David describes music as:
“Before recording technology existed, you could not separate music from its social context….Music was an experience…Technology changed all that in the 20th century….We’ll always want to use music as part of our social fabric: to congregate at concerts…to pass music…to want to know more about our favorite bands….This betrays an eternal urge to have a larger context beyond a piece of plastic.“
- Equity Deal: Every aspect of the artist’s career is handled by producers, promoters, marketing people and managers. Example: Pussycat Dolls, Korn, Robbie Williams
- Standard Deal: Label bankrolls recording and handles manufacturing, distribution, press, and promotion.
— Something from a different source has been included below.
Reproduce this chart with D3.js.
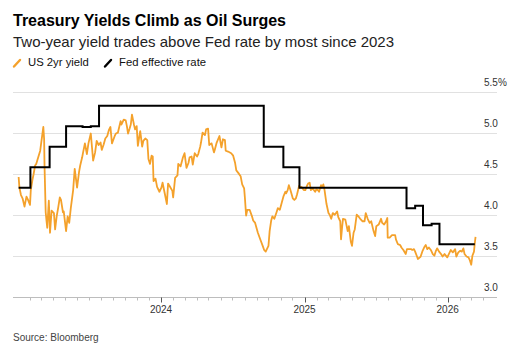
<!DOCTYPE html>
<html><head><meta charset="utf-8">
<script src="https://cdn.jsdelivr.net/npm/d3@7"></script>
<style>
body{margin:0;background:#fff}
svg{display:block}
text{font-family:"Liberation Sans",Arial,Helvetica,sans-serif}
</style>
</head><body>
<svg id="chart" width="525" height="353"></svg>
<script>
// ---------- DATA ----------
const titleText = "Treasury Yields Climb as Oil Surges";
const subtitleText = "Two-year yield trades above Fed rate by most since 2023";
const seriesNames = ["US 2yr yield", "Fed effective rate"];
const sourceText = "Source: Bloomberg";

const yieldDates = [
"2023-01-03","2023-01-05","2023-01-09","2023-01-13","2023-01-18","2023-01-23","2023-01-27","2023-02-01","2023-02-03","2023-02-07",
"2023-02-10","2023-02-14","2023-02-17","2023-02-22","2023-02-27","2023-03-02","2023-03-07","2023-03-09","2023-03-10","2023-03-13",
"2023-03-15","2023-03-17","2023-03-21","2023-03-24","2023-03-28","2023-04-03","2023-04-06","2023-04-10","2023-04-14","2023-04-18",
"2023-04-21","2023-04-26","2023-04-28","2023-05-04","2023-05-08","2023-05-12","2023-05-16","2023-05-22","2023-05-26","2023-06-01",
"2023-06-06","2023-06-09","2023-06-14","2023-06-16","2023-06-21","2023-06-26","2023-06-30","2023-07-06","2023-07-12","2023-07-17",
"2023-07-21","2023-07-26","2023-07-31","2023-08-03","2023-08-08","2023-08-12","2023-08-17","2023-08-21","2023-08-25","2023-08-29",
"2023-09-05","2023-09-08","2023-09-13","2023-09-20","2023-09-22","2023-09-28","2023-10-03","2023-10-06","2023-10-09","2023-10-13",
"2023-10-16","2023-10-19","2023-10-24","2023-10-27","2023-10-31","2023-11-03","2023-11-06","2023-11-09","2023-11-14","2023-11-17",
"2023-11-22","2023-11-27","2023-11-30","2023-12-04","2023-12-08","2023-12-11","2023-12-13","2023-12-18","2023-12-22","2023-12-28",
"2024-01-02","2024-01-05","2024-01-11","2024-01-16","2024-01-19","2024-01-24","2024-01-30","2024-02-01","2024-02-06","2024-02-12",
"2024-02-14","2024-02-20","2024-02-26","2024-03-01","2024-03-06","2024-03-11","2024-03-14","2024-03-19","2024-03-22","2024-03-27",
"2024-04-02","2024-04-05","2024-04-10","2024-04-12","2024-04-16","2024-04-22","2024-04-25","2024-04-30","2024-05-03","2024-05-09",
"2024-05-15","2024-05-17","2024-05-22","2024-05-29","2024-06-03","2024-06-07","2024-06-12","2024-06-14","2024-06-20","2024-06-28",
"2024-07-03","2024-07-08","2024-07-11","2024-07-16","2024-07-22","2024-07-26","2024-07-31","2024-08-02","2024-08-05","2024-08-08",
"2024-08-14","2024-08-20","2024-08-23","2024-08-28","2024-09-04","2024-09-10","2024-09-17","2024-09-20","2024-09-24","2024-09-27",
"2024-10-01","2024-10-04","2024-10-08","2024-10-11","2024-10-16","2024-10-21","2024-10-25","2024-10-30","2024-11-04","2024-11-08",
"2024-11-13","2024-11-15","2024-11-19","2024-11-22","2024-11-26","2024-12-02","2024-12-06","2024-12-10","2024-12-13","2024-12-18",
"2024-12-20","2024-12-24","2024-12-30",
"2025-01-03","2025-01-07","2025-01-10","2025-01-14","2025-01-17","2025-01-22","2025-01-28","2025-01-31","2025-02-04","2025-02-07",
"2025-02-12","2025-02-14","2025-02-18","2025-02-21","2025-02-26","2025-03-03","2025-03-06","2025-03-10","2025-03-14","2025-03-19",
"2025-03-25","2025-03-28","2025-04-02","2025-04-04","2025-04-07","2025-04-09","2025-04-15","2025-04-21","2025-04-24","2025-04-29",
"2025-05-02","2025-05-06","2025-05-09","2025-05-14","2025-05-20","2025-05-23","2025-05-29","2025-06-03","2025-06-06","2025-06-11",
"2025-06-16","2025-06-20","2025-06-26","2025-06-30","2025-07-03","2025-07-09","2025-07-15","2025-07-18","2025-07-23","2025-07-28",
"2025-07-31","2025-08-01","2025-08-06","2025-08-12","2025-08-15","2025-08-20","2025-08-22","2025-08-27","2025-09-02","2025-09-05",
"2025-09-10","2025-09-16","2025-09-19","2025-09-24","2025-09-30","2025-10-03","2025-10-07","2025-10-10","2025-10-14","2025-10-17",
"2025-10-22","2025-10-24","2025-10-29","2025-11-03","2025-11-06","2025-11-10","2025-11-14","2025-11-19","2025-11-24","2025-11-28",
"2025-12-02","2025-12-05","2025-12-10","2025-12-15","2025-12-19","2025-12-24","2025-12-31",
"2026-01-06","2026-01-09","2026-01-14","2026-01-20","2026-01-23","2026-01-28","2026-02-02","2026-02-06","2026-02-10","2026-02-13",
"2026-02-18","2026-02-23","2026-02-26","2026-03-02","2026-03-05","2026-03-09","2026-03-11","2026-03-13"
];
const yieldValues = [
4.46,4.33,4.24,4.20,4.10,4.22,4.18,4.12,4.30,4.42,
4.49,4.60,4.62,4.70,4.78,4.89,5.07,4.92,4.60,4.03,
3.93,3.84,4.17,3.78,4.05,4.02,3.82,3.98,4.09,4.21,
4.18,4.03,4.04,3.80,3.98,3.90,4.08,4.30,4.56,4.33,
4.52,4.60,4.70,4.75,4.87,4.74,4.87,4.99,4.66,4.76,
4.90,4.85,4.88,4.79,4.86,4.93,4.96,5.03,5.07,4.87,
4.96,4.99,5.00,5.14,5.10,5.16,5.15,5.08,4.99,5.05,
5.10,5.22,5.10,5.04,5.08,4.84,4.93,5.02,4.83,4.90,
4.93,4.91,4.68,4.62,4.72,4.71,4.41,4.44,4.34,4.28,
4.33,4.39,4.25,4.13,4.38,4.34,4.29,4.21,4.45,4.48,
4.62,4.59,4.70,4.75,4.57,4.63,4.70,4.71,4.61,4.75,
4.71,4.74,4.83,4.88,5.00,4.97,5.04,5.05,4.85,4.87,
4.76,4.79,4.88,4.96,4.82,4.92,4.91,4.78,4.77,4.75,
4.72,4.63,4.54,4.51,4.47,4.37,4.32,4.20,3.99,4.06,
4.06,3.98,3.93,3.90,3.78,3.70,3.61,3.57,3.55,3.58,
3.62,3.80,3.93,3.98,3.95,4.02,4.08,4.06,4.15,4.22,
4.28,4.26,4.30,4.36,4.30,4.20,4.18,4.20,4.25,4.35,
4.33,4.34,4.30,
4.30,4.35,4.38,4.39,4.30,4.32,4.28,4.31,4.30,4.28,
4.36,4.33,4.37,4.30,4.13,4.02,4.00,3.95,4.02,4.00,
4.04,3.97,3.92,3.70,3.86,3.95,3.94,3.80,3.86,3.67,
3.62,3.78,3.82,4.00,3.97,3.95,3.92,3.92,4.02,3.95,
3.90,3.92,3.80,3.74,3.86,3.88,3.95,3.90,3.88,3.92,
3.96,3.72,3.72,3.75,3.75,3.75,3.70,3.64,3.63,3.60,
3.57,3.52,3.58,3.58,3.58,3.57,3.58,3.55,3.50,3.46,
3.48,3.49,3.56,3.61,3.63,3.58,3.60,3.57,3.52,3.50,
3.56,3.59,3.55,3.52,3.49,3.52,3.48,
3.54,3.57,3.54,3.58,3.49,3.54,3.56,3.55,3.59,3.52,
3.49,3.48,3.45,3.39,3.50,3.55,3.65,3.73
];

const fedDates = ["2023-01-03","2023-02-02","2023-03-23","2023-05-04","2023-06-15","2023-07-06","2023-07-27",
  "2024-09-19","2024-11-08","2024-12-19","2025-09-18","2025-10-10","2025-10-30","2025-11-21","2025-12-11","2026-03-11"];
const fedValues = [4.33,4.58,4.83,5.08,5.07,5.08,5.33,4.83,4.58,4.33,4.08,4.11,3.87,3.89,3.64,3.64];

const yTicks = [3.0,3.5,4.0,4.5,5.0,5.5];
const yTickLabels = ["3.0","3.5","4.0","4.5","5.0","5.5%"];
const xYearTicks = ["2024-01-01","2025-01-01","2026-01-01"];
const xYearLabels = ["2024","2025","2026"];

// ---------- DRAW ----------
const parse = d3.timeParse("%Y-%m-%d");
const svg = d3.select("#chart");
svg.append("rect").attr("width",525).attr("height",353).attr("fill","#fff");

const x = d3.scaleTime().domain([parse("2024-01-01"), parse("2026-01-01")]).range([161, 447.7]);
const y = d3.scaleLinear().domain([3.0, 5.5]).range([296.7, 91.7]);
const gridLeft = 13, gridRight = 497;

// Titles
svg.append("text").attr("x",13).attr("y",25.5).attr("font-size",16).attr("font-weight","bold")
  .attr("fill","#000").text(titleText);
svg.append("text").attr("x",13).attr("y",46.5).attr("font-size",15).attr("fill","#222").text(subtitleText);

// Legend
const legColors = ["#f4a12b","#000"];
const legX = [14, 105];
seriesNames.forEach((n,i)=>{
  svg.append("line").attr("x1",legX[i]).attr("y1",66.5).attr("x2",legX[i]+6).attr("y2",60)
    .attr("stroke",legColors[i]).attr("stroke-width",2.4).attr("stroke-linecap","round");
  svg.append("text").attr("x",legX[i]+14).attr("y",65.8).attr("font-size",11.3).attr("fill","#111").text(n);
});

// Grid + y labels
const gy = svg.append("g");
yTicks.forEach((t,i)=>{
  gy.append("line").attr("x1",gridLeft).attr("x2",gridRight).attr("y1",Math.round(y(t))+0.5).attr("y2",Math.round(y(t))+0.5)
    .attr("stroke", i===0 ? "#bdbdbd" : "#e1e1e1").attr("stroke-width",1);
  gy.append("text").attr("x",484).attr("y",y(t)-6).attr("font-size",10).attr("fill","#333").text(yTickLabels[i]);
});

// x axis ticks
const axisY = Math.round(y(3.0))+0.5;
const months = d3.timeMonth.range(parse("2023-02-01"), parse("2026-04-02"));
svg.append("g").selectAll("line").data(months).join("line")
  .attr("x1",d=>Math.round(x(d))+0.5).attr("x2",d=>Math.round(x(d))+0.5)
  .attr("y1",axisY).attr("y2",axisY+3).attr("stroke","#bdbdbd").attr("stroke-width",1);
xYearTicks.forEach((d,i)=>{
  const xx = Math.round(x(parse(d)))+0.5;
  svg.append("line").attr("x1",xx).attr("x2",xx).attr("y1",axisY).attr("y2",axisY+5).attr("stroke","#555").attr("stroke-width",1);
  svg.append("text").attr("x",x(parse(d))).attr("y",313.3).attr("text-anchor","middle").attr("font-size",10).attr("fill","#333").text(xYearLabels[i]);
});

// Series
const yieldData = yieldDates.map((d,i)=>({d:parse(d), v:yieldValues[i]}));
const fedData = fedDates.map((d,i)=>({d:parse(d), v:fedValues[i]}));

svg.append("path").datum(yieldData)
  .attr("d", d3.line().x(p=>x(p.d)).y(p=>y(p.v)))
  .attr("fill","none").attr("stroke","#f4a12b").attr("stroke-width",1.8).attr("stroke-linejoin","round");

svg.append("path").datum(fedData)
  .attr("d", d3.line().curve(d3.curveStepAfter).x(p=>x(p.d)).y(p=>y(p.v)))
  .attr("fill","none").attr("stroke","#000").attr("stroke-width",2);

// Source
svg.append("text").attr("x",13).attr("y",341).attr("font-size",10).attr("fill","#444").text(sourceText);
</script>
</body></html>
Artist gets royalties and label owns copyright/recordings. Example: Talking Heads, most “big label” artists
- License Deal: Similar to standard deal, but artist retains copyrights and ownership of master recordings. Example: Arcade Fire w/Merge Records
- Profit Sharing: Minimal advance from label for recording costs and minimal marketing, share profits of record sales, not concerts etc. Example: Byrne w/Thrill Jockey
- Manufacturing and Distribution Deal: Artist does everything except manufacture and distribute. Artist has total creative control, but less marketing, bigger risk. Example: Aimee Mann
- Self-Distribution: Music is self-produced, self-written, self-played, and self-marketed. Sold at concerts, online with MySpace promotion etc. Freedom with significant financial constraints — easier for more established artists. Example: Jane Siberry (Issa), Radiohead
Unlike most commentaries on the music industry revolution, David didn’t point fingers or declare superior/inferior models. Rather, he recognized there are different strokes for different folks — with repeated references to what may be best for new bands versus established bands.
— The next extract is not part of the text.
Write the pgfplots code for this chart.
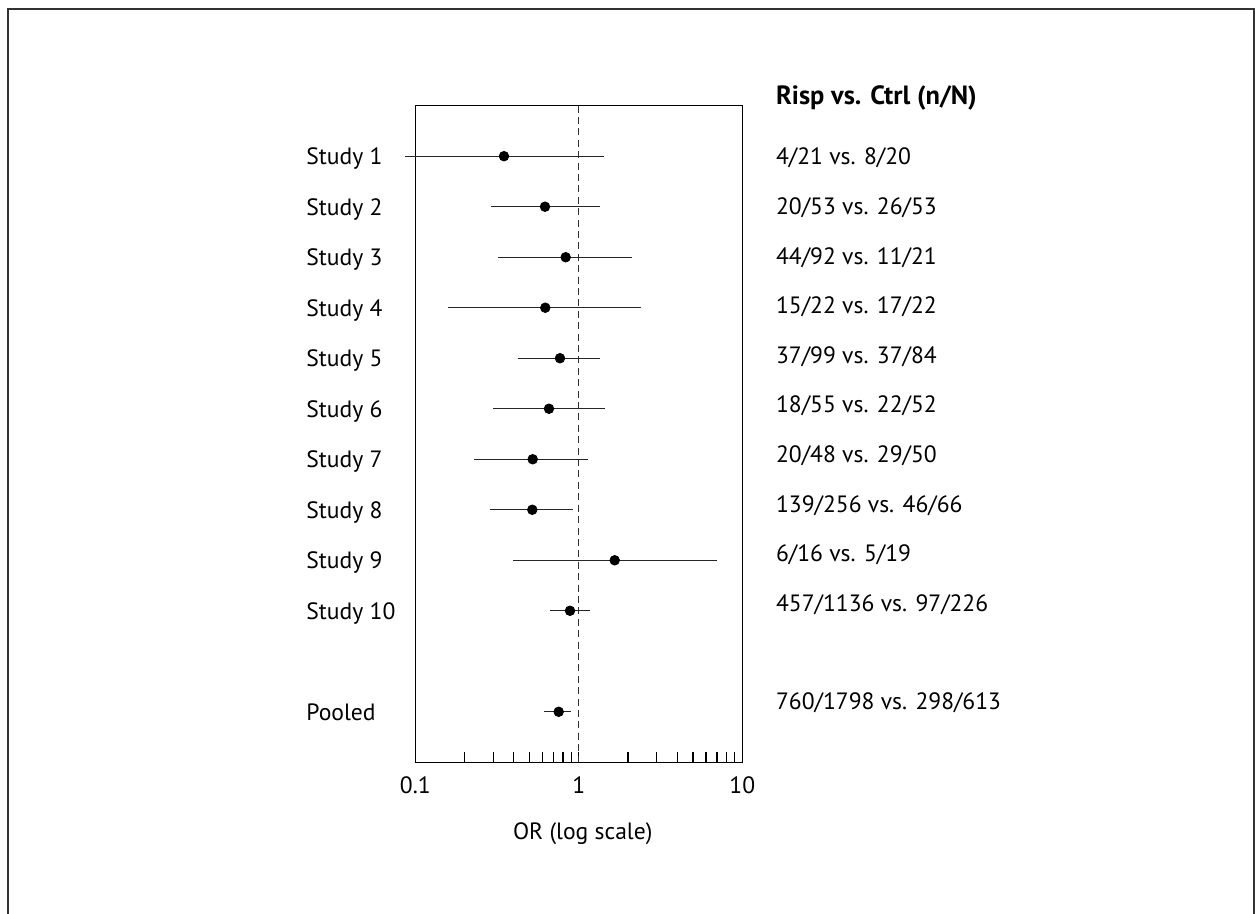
\documentclass[border=0pt]{standalone}
\usepackage{pgfplots}
\pgfplotsset{compat=1.18}
\usepackage{fontspec}
\setmainfont{PT Sans}
\begin{document}
\begin{tikzpicture}
\useasboundingbox (-207.65pt,-75.85pt) rectangle (419.85pt,381.15pt);
\draw[line width=1pt,black!80] (-203.5pt,-90pt) -- (-203.5pt,376.65pt) -- (419.2pt,376.65pt) -- (419.2pt,-90pt);
\begin{axis}[
  at={(0,0)}, anchor=south west,
  scale only axis, width=163.5pt, height=328.3pt,
  xmode=log, xmin=0.1, xmax=10,
  ymin=0, ymax=13, y dir=reverse,
  ytick=\empty,
  xtick={0.1,1,10}, xticklabels={0.1,1,10},
  minor xtick={0.2,0.3,0.4,0.5,0.6,0.7,0.8,0.9,2,3,4,5,6,7,8,9},
  xtick pos=bottom, tick align=inside,
  major tick length=5pt, minor tick length=5pt,
  every tick/.style={black, line width=0.6pt},
  axis line style={black, line width=0.6pt},
  xticklabel style={font=\fontsize{11.8}{13}\selectfont, anchor=base, yshift=-15.5pt},
  xlabel={OR (log scale)},
  xlabel style={font=\fontsize{11.8}{13}\selectfont, at={(rel axis cs:0.5,0)}, anchor=base, yshift=-38.5pt, xshift=2pt},
  clip=false,
  unbounded coords=jump,
]
\addplot[black!80, dash pattern=on 3.5pt off 2.2pt, line width=0.65pt] coordinates {(1,0) (1,13)};
\addplot[black!85, line width=0.65pt, mark=none] table {
x y
0.0869 1
1.420 1
nan nan
0.2904 2
1.348 2
nan nan
0.3205 3
2.106 3
nan nan
0.1591 4
2.391 4
nan nan
0.4229 5
1.342 5
nan nan
0.2986 6
1.440 6
nan nan
0.2286 7
1.143 7
nan nan
0.2863 8
0.9177 8
nan nan
0.3975 9
6.972 9
nan nan
0.6667 10
1.176 10
nan nan
0.6127 12
0.892 12
};
\addplot[only marks, mark=*, mark size=2.4pt, black] table {
x y
0.3487 1
0.6214 2
0.8316 3
0.6239 4
0.7674 5
0.6573 6
0.5224 7
0.5195 8
1.658 9
0.8835 10
0.7535 12
};
\end{axis}
\begin{scope}[font=\fontsize{11.8}{13}\selectfont]
\foreach \lab [count=\i] in {Study 1,Study 2,Study 3,Study 4,Study 5,Study 6,Study 7,Study 8,Study 9,Study 10}{
  \node[anchor=base west, inner sep=0pt] at (-54.65pt, {298.65pt-(\i-1)*25.25pt}) {\lab};
}
\node[anchor=base west, inner sep=0pt] at (-54.65pt, 20.9pt) {Pooled};
\node[anchor=base west, inner sep=0pt, font=\fontsize{13.2}{15}\selectfont\bfseries] at (180.2pt, 328.65pt) {Risp vs. Ctrl (n/N)};
\foreach \lab [count=\i] in {4/21 vs. 8/20,20/53 vs. 26/53,44/92 vs. 11/21,15/22 vs. 17/22,37/99 vs. 37/84,18/55 vs. 22/52,20/48 vs. 29/50,139/256 vs. 46/66,6/16 vs. 5/19,457/1136 vs. 97/226}{
  \node[anchor=base west, inner sep=0pt] at (180.2pt, {298.65pt-(\i-1)*24.8pt}) {\lab};
}
\node[anchor=base west, inner sep=0pt] at (180.2pt, 26.15pt) {760/1798 vs. 298/613};
\end{scope}
\end{tikzpicture}
\end{document}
I’ve always felt the debate between labels, artists and consumers is too black-and-white. The model that works for Radiohead or Coldplay, might be a disaster for a brand new group with minimal audience and name recognition. The black-and-white debate also fails to acknowledge that artists have varying goals: some just want to make a living while others might aspire to being the top selling artist of all time.
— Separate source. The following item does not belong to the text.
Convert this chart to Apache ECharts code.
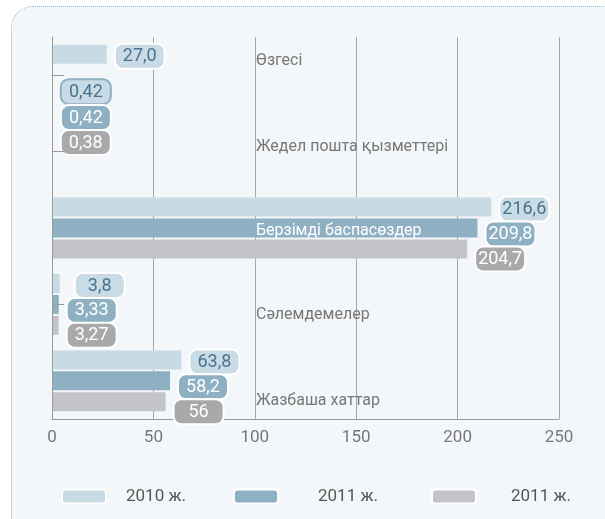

The different goals and different models for success reminds me of entrepreneurs and new venture funding models. Bootstrapping, friends and family, angels, venture capitalists and banks all have a role for different entrepreneurs. The entrepreneur who wants to be the next Microsoft or Google requires a different funding path than the entrepreneur who just wants a flexible lifestyle or a family business they can pass to their kids. Trying to find a single “best model” for all entrepreneurs or all musical artists is doomed for failure, it’s a spectrum of options that unlocks opportunity for creators and consumers.